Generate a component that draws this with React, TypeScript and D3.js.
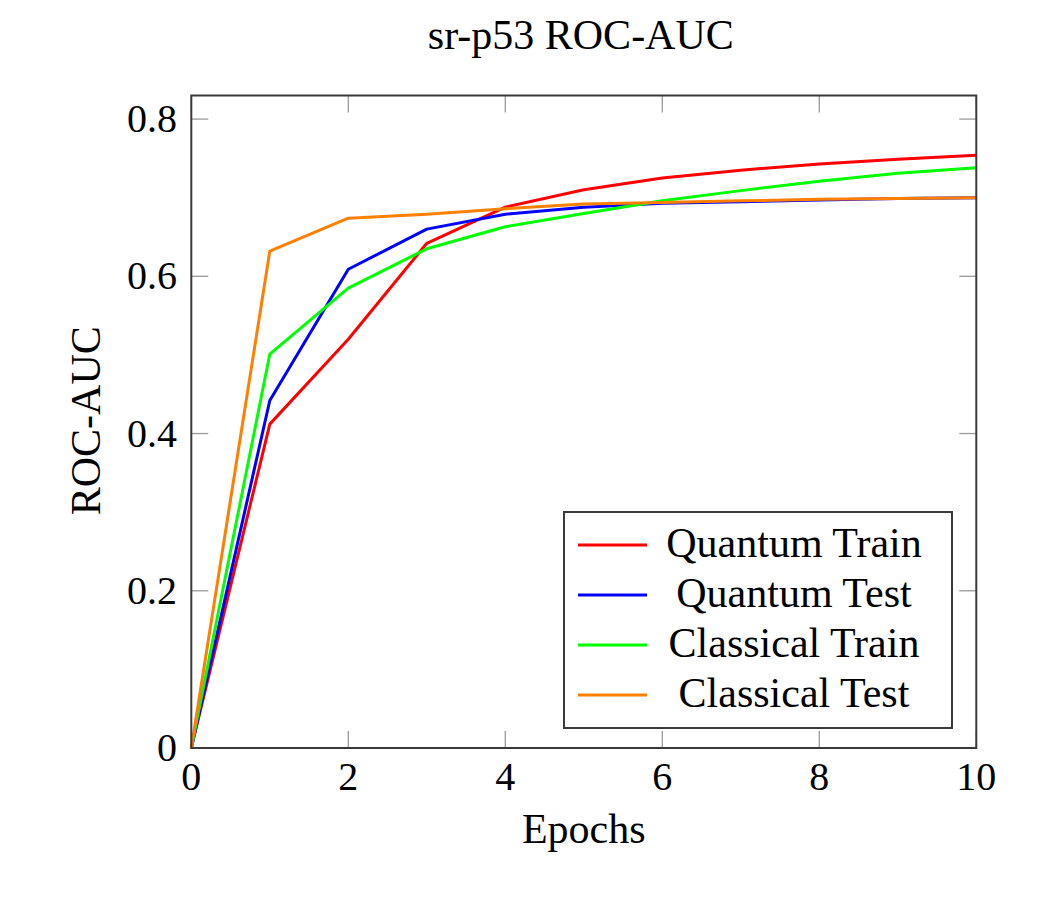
import { useMemo } from 'react'
import * as d3 from 'd3'

const W = 1063
const H = 917
const FONT = "'Liberation Serif', 'Times New Roman', serif"

const epochs = [0, 1, 2, 3, 4, 5, 6, 7, 8, 9, 10]
const quantumTrain = [0, 0.412, 0.52, 0.642, 0.688, 0.71, 0.725, 0.735, 0.743, 0.749, 0.754]
const quantumTest = [0, 0.442, 0.609, 0.66, 0.679, 0.688, 0.693, 0.695, 0.697, 0.699, 0.7]
const classicalTrain = [0, 0.501, 0.585, 0.635, 0.663, 0.68, 0.696, 0.709, 0.721, 0.731, 0.738]
const classicalTest = [0, 0.632, 0.674, 0.679, 0.686, 0.692, 0.694, 0.696, 0.698, 0.699, 0.7]

const xTicks = [0, 2, 4, 6, 8, 10]
const yTicks = [0, 0.2, 0.4, 0.6, 0.8]

const SERIES = [
  { name: 'Quantum Train', values: quantumTrain, color: '#ff0000' },
  { name: 'Quantum Test', values: quantumTest, color: '#0000ff' },
  { name: 'Classical Train', values: classicalTrain, color: '#00ff00' },
  { name: 'Classical Test', values: classicalTest, color: '#ff8000' },
]

const PLOT = { left: 191.3, right: 976.3, top: 95.5, bottom: 748 }
const TICK_LEN = 17
const FRAME = '#3a3a3a'
const TICK_COLOR = '#9a9a9a'

export default function App() {
  const x = useMemo(() => d3.scaleLinear().domain([0, 10]).range([PLOT.left, PLOT.right]), [])
  const y = useMemo(() => d3.scaleLinear().domain([0, 0.83]).range([PLOT.bottom, PLOT.top]), [])

  const line = d3
    .line<number>()
    .x((_, i) => x(epochs[i]))
    .y((d) => y(d))

  const legend = { x: 564, y: 512, w: 388, h: 216, row: 50 }
  const midX = (PLOT.left + PLOT.right) / 2

  return (
    <svg
      width={W}
      height={H}
      style={{ position: 'fixed', left: 0, top: 0, background: '#fff' }}
      fontFamily={FONT}
    >
      <rect width={W} height={H} fill="#fff" />

      {/* title */}
      <text x={midX - 3} y={49} textAnchor="middle" fontSize={42} fill="#000">
        sr-p53 ROC-AUC
      </text>

      {/* ticks (inward, on all four sides) */}
      {xTicks.map((t) => (
        <g key={'x' + t}>
          <line x1={x(t)} x2={x(t)} y1={PLOT.bottom} y2={PLOT.bottom - TICK_LEN} stroke={TICK_COLOR} strokeWidth={1.3} />
          <line x1={x(t)} x2={x(t)} y1={PLOT.top} y2={PLOT.top + TICK_LEN} stroke={TICK_COLOR} strokeWidth={1.3} />
          <text x={x(t)} y={790} textAnchor="middle" fontSize={40} fill="#000">
            {t}
          </text>
        </g>
      ))}
      {yTicks.map((t) => (
        <g key={'y' + t}>
          <line x1={PLOT.left} x2={PLOT.left + TICK_LEN} y1={y(t)} y2={y(t)} stroke={TICK_COLOR} strokeWidth={1.3} />
          <line x1={PLOT.right} x2={PLOT.right - TICK_LEN} y1={y(t)} y2={y(t)} stroke={TICK_COLOR} strokeWidth={1.3} />
          <text x={177} y={y(t) + 13} textAnchor="end" fontSize={40} fill="#000">
            {t === 0 ? '0' : d3.format('.1f')(t)}
          </text>
        </g>
      ))}

      {/* series */}
      {SERIES.map((s) => (
        <path key={s.name} d={line(s.values) ?? ''} fill="none" stroke={s.color} strokeWidth={3} strokeLinejoin="round" />
      ))}

      {/* frame */}
      <rect
        x={PLOT.left}
        y={PLOT.top}
        width={PLOT.right - PLOT.left}
        height={PLOT.bottom - PLOT.top}
        fill="none"
        stroke={FRAME}
        strokeWidth={2}
      />

      {/* axis labels */}
      <text x={midX} y={843} textAnchor="middle" fontSize={42} fill="#000">
        Epochs
      </text>
      <text
        transform={`translate(100,${(PLOT.top + PLOT.bottom) / 2 - 1}) rotate(-90)`}
        textAnchor="middle"
        fontSize={42}
        fill="#000"
      >
        ROC-AUC
      </text>

      {/* legend */}
      <rect x={legend.x} y={legend.y} width={legend.w} height={legend.h} fill="#fff" stroke={FRAME} strokeWidth={2} />
      {SERIES.map((s, i) => {
        const cy = legend.y + 33 + i * legend.row
        return (
          <g key={'lg' + s.name}>
            <line x1={legend.x + 14} x2={legend.x + 83} y1={cy} y2={cy} stroke={s.color} strokeWidth={3} />
            <text x={794} y={cy + 12} textAnchor="middle" fontSize={42} fill="#000">
              {s.name}
            </text>
          </g>
        )
      })}
    </svg>
  )
}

--------------------------------------------------

> WHAT TO DO
Leave out all pictures, then copy the remaining material exactly.

> EXPECTED ANSWER
Generate a component that draws this with React, TypeScript and D3.js.
import { useMemo } from 'react'
import * as d3 from 'd3'

const W = 1063
const H = 917
const FONT = "'Liberation Serif', 'Times New Roman', serif"

const epochs = [0, 1, 2, 3, 4, 5, 6, 7, 8, 9, 10]
const quantumTrain = [0, 0.412, 0.52, 0.642, 0.688, 0.71, 0.725, 0.735, 0.743, 0.749, 0.754]
const quantumTest = [0, 0.442, 0.609, 0.66, 0.679, 0.688, 0.693, 0.695, 0.697, 0.699, 0.7]
const classicalTrain = [0, 0.501, 0.585, 0.635, 0.663, 0.68, 0.696, 0.709, 0.721, 0.731, 0.738]
const classicalTest = [0, 0.632, 0.674, 0.679, 0.686, 0.692, 0.694, 0.696, 0.698, 0.699, 0.7]

const xTicks = [0, 2, 4, 6, 8, 10]
const yTicks = [0, 0.2, 0.4, 0.6, 0.8]

const SERIES = [
  { name: 'Quantum Train', values: quantumTrain, color: '#ff0000' },
  { name: 'Quantum Test', values: quantumTest, color: '#0000ff' },
  { name: 'Classical Train', values: classicalTrain, color: '#00ff00' },
  { name: 'Classical Test', values: classicalTest, color: '#ff8000' },
]

const PLOT = { left: 191.3, right: 976.3, top: 95.5, bottom: 748 }
const TICK_LEN = 17
const FRAME = '#3a3a3a'
const TICK_COLOR = '#9a9a9a'

export default function App() {
  const x = useMemo(() => d3.scaleLinear().domain([0, 10]).range([PLOT.left, PLOT.right]), [])
  const y = useMemo(() => d3.scaleLinear().domain([0, 0.83]).range([PLOT.bottom, PLOT.top]), [])

  const line = d3
    .line<number>()
    .x((_, i) => x(epochs[i]))
    .y((d) => y(d))

  const legend = { x: 564, y: 512, w: 388, h: 216, row: 50 }
  const midX = (PLOT.left + PLOT.right) / 2

  return (
    <svg
      width={W}
      height={H}
      style={{ position: 'fixed', left: 0, top: 0, background: '#fff' }}
      fontFamily={FONT}
    >
      <rect width={W} height={H} fill="#fff" />

      {/* title */}
      <text x={midX - 3} y={49} textAnchor="middle" fontSize={42} fill="#000">
        sr-p53 ROC-AUC
      </text>

      {/* ticks (inward, on all four sides) */}
      {xTicks.map((t) => (
        <g key={'x' + t}>
          <line x1={x(t)} x2={x(t)} y1={PLOT.bottom} y2={PLOT.bottom - TICK_LEN} stroke={TICK_COLOR} strokeWidth={1.3} />
          <line x1={x(t)} x2={x(t)} y1={PLOT.top} y2={PLOT.top + TICK_LEN} stroke={TICK_COLOR} strokeWidth={1.3} />
          <text x={x(t)} y={790} textAnchor="middle" fontSize={40} fill="#000">
            {t}
          </text>
        </g>
      ))}
      {yTicks.map((t) => (
        <g key={'y' + t}>
          <line x1={PLOT.left} x2={PLOT.left + TICK_LEN} y1={y(t)} y2={y(t)} stroke={TICK_COLOR} strokeWidth={1.3} />
          <line x1={PLOT.right} x2={PLOT.right - TICK_LEN} y1={y(t)} y2={y(t)} stroke={TICK_COLOR} strokeWidth={1.3} />
          <text x={177} y={y(t) + 13} textAnchor="end" fontSize={40} fill="#000">
            {t === 0 ? '0' : d3.format('.1f')(t)}
          </text>
        </g>
      ))}

      {/* series */}
      {SERIES.map((s) => (
        <path key={s.name} d={line(s.values) ?? ''} fill="none" stroke={s.color} strokeWidth={3} strokeLinejoin="round" />
      ))}

      {/* frame */}
      <rect
        x={PLOT.left}
        y={PLOT.top}
        width={PLOT.right - PLOT.left}
        height={PLOT.bottom - PLOT.top}
        fill="none"
        stroke={FRAME}
        strokeWidth={2}
      />

      {/* axis labels */}
      <text x={midX} y={843} textAnchor="middle" fontSize={42} fill="#000">
        Epochs
      </text>
      <text
        transform={`translate(100,${(PLOT.top + PLOT.bottom) / 2 - 1}) rotate(-90)`}
        textAnchor="middle"
        fontSize={42}
        fill="#000"
      >
        ROC-AUC
      </text>

      {/* legend */}
      <rect x={legend.x} y={legend.y} width={legend.w} height={legend.h} fill="#fff" stroke={FRAME} strokeWidth={2} />
      {SERIES.map((s, i) => {
        const cy = legend.y + 33 + i * legend.row
        return (
          <g key={'lg' + s.name}>
            <line x1={legend.x + 14} x2={legend.x + 83} y1={cy} y2={cy} stroke={s.color} strokeWidth={3} />
            <text x={794} y={cy + 12} textAnchor="middle" fontSize={42} fill="#000">
              {s.name}
            </text>
          </g>
        )
      })}
    </svg>
  )
}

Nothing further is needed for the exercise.